#  > > >  >  > Форум >  > > >  >  > Образ жизни >  > > >  >  > Образ жизни >  > > >  >  > Фильмы >  > > >  >  >  "Хроника" - Chronicle (2012)

## Джнянаваджра

Как говорит рецензия на Экранке, 


> Отличное кино про парней с суперспособностями, в котором кидаются машинами, словно в Prototype. Выполнено в псевдодокументальной манере — подросток снимает все, что с ним просходит, а в конце речь передается уличным камерам. Никто не рассчитывает, что вы на это купитесь, но актеры играют так натурально, словно твои соседи, что это вызывает симпатию. Три парня, один из которых — юный задрот Эндрю, не расстающийся с новой камерой, спускаются в дыру во дворе дома. Дыра идет глубоко вниз, где завершается светящимся кристаллом. Кое-как выбравшись обратно, парни начинают замечать за собой странное.
> 
> Больше половины фильма — это постепенное получение сил, восторг, который испытывают парни от роста своих способностей. Сначала они могут поднимать в воздух шарики, затем уже играют в бейсбол среди облаков, кое-как уклоняясь от самолетов. Этот чистосердечный восторг захватывает и зрителя. Ну, скажем, там есть сцена, где парни прячутся за стойкой с товаром — и с помощью телекинеза натравливают на девочку медведя с криком "Педобир атакует". Чем больше они используют силы, тем более впечатляющих результатов добиваются, но у Эндрю, проблемного подростка, получается лучше всего. Однако контролировать эту силу он не умеет.

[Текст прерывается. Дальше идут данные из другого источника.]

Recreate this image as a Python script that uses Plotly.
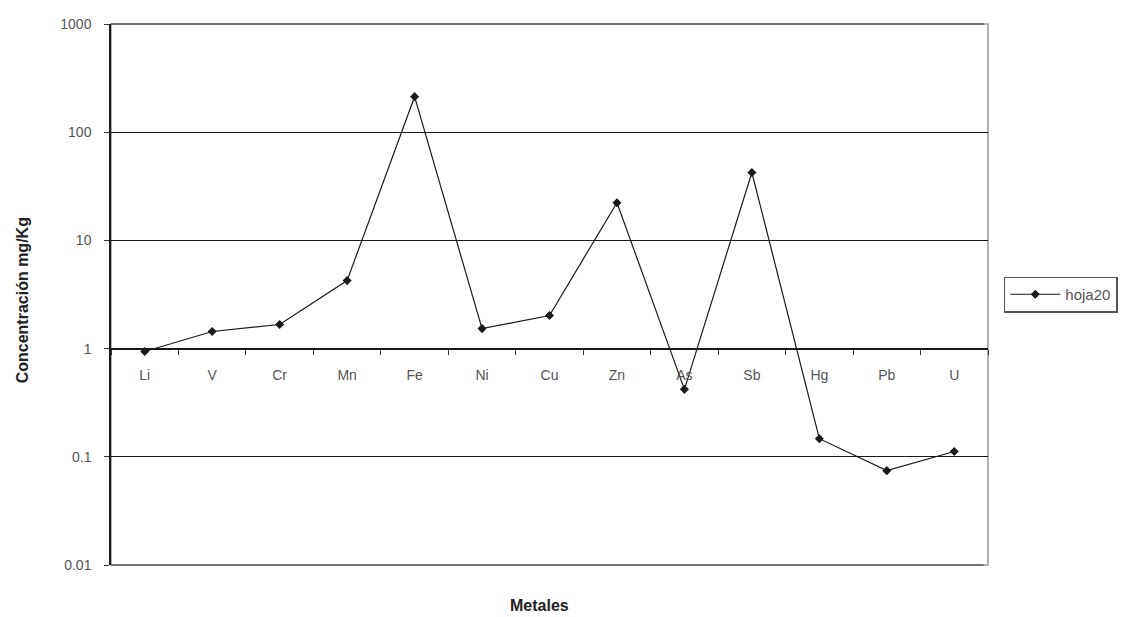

От себя же добавлю, что просмотрев - нахожу это самым лучшим фильмом про сверхспособности и самым лучшим виденным мокументари (aka "псевдодокументальный").

Фильм о том, что даже если существуют сиддхи - то лучше их не иметь без мудрости. И о этой самой мудрости тоже. В конце фильма - небольшое пасхальное яйцо всем тибето-буддистам.

----------

Pedma Kalzang (19.02.2013), Аурум (20.02.2013), Маркион (29.03.2013), Цхултрим Тращи (20.02.2013)

----------


## Akaguma

Смотрел. Действительно, хорошее кино.

----------


## Аурум

Не совладает всякий с подобной силой, по воле случая ему  данной.
Сторона может овладеть им силы тёмная.

----------

Akaguma (20.02.2013), Ho Shim (28.03.2013), Маркион (29.03.2013), Цхултрим Тращи (21.02.2013)

----------


## Жоржик

Умная фантастика. Точнее - думательная. Да, идея не нова. Очень. ОЧЕНЬ не нова - уж сколько книг писано-переписано на тему "трудно быть богом"! А вот фильмов - не "попсовых", а таких, чтобы заставили шевельнуться извилины в мозгу, и, вместе с тем не заумно-артхаусных, а простых и понятных как букварь - лично я таких что-то не припомню. Да, тем, кого над подобными вопросами заставляли задуматься книги, фильм, возможно, покажется слишком поверхностно-банальным. Но, и нацелен-то он на другую аудиторию и тем очень важен - он, возможно, заставит думать тех, кто книг не читает, тех, кто есть "потенциальный Эндрю".

----------


## Tomahawk

> Да, идея не нова. Очень. ОЧЕНЬ не нова [/img][/url]


 "Приключения Петрова и Васечкина" (2-я серия). Смысл тот же, только спецэффекты пожиже, да и не удивительно, 25 лет уже прошло. http://www.youtube.com/watch?v=l1bK2NPkJAw&wide=1

----------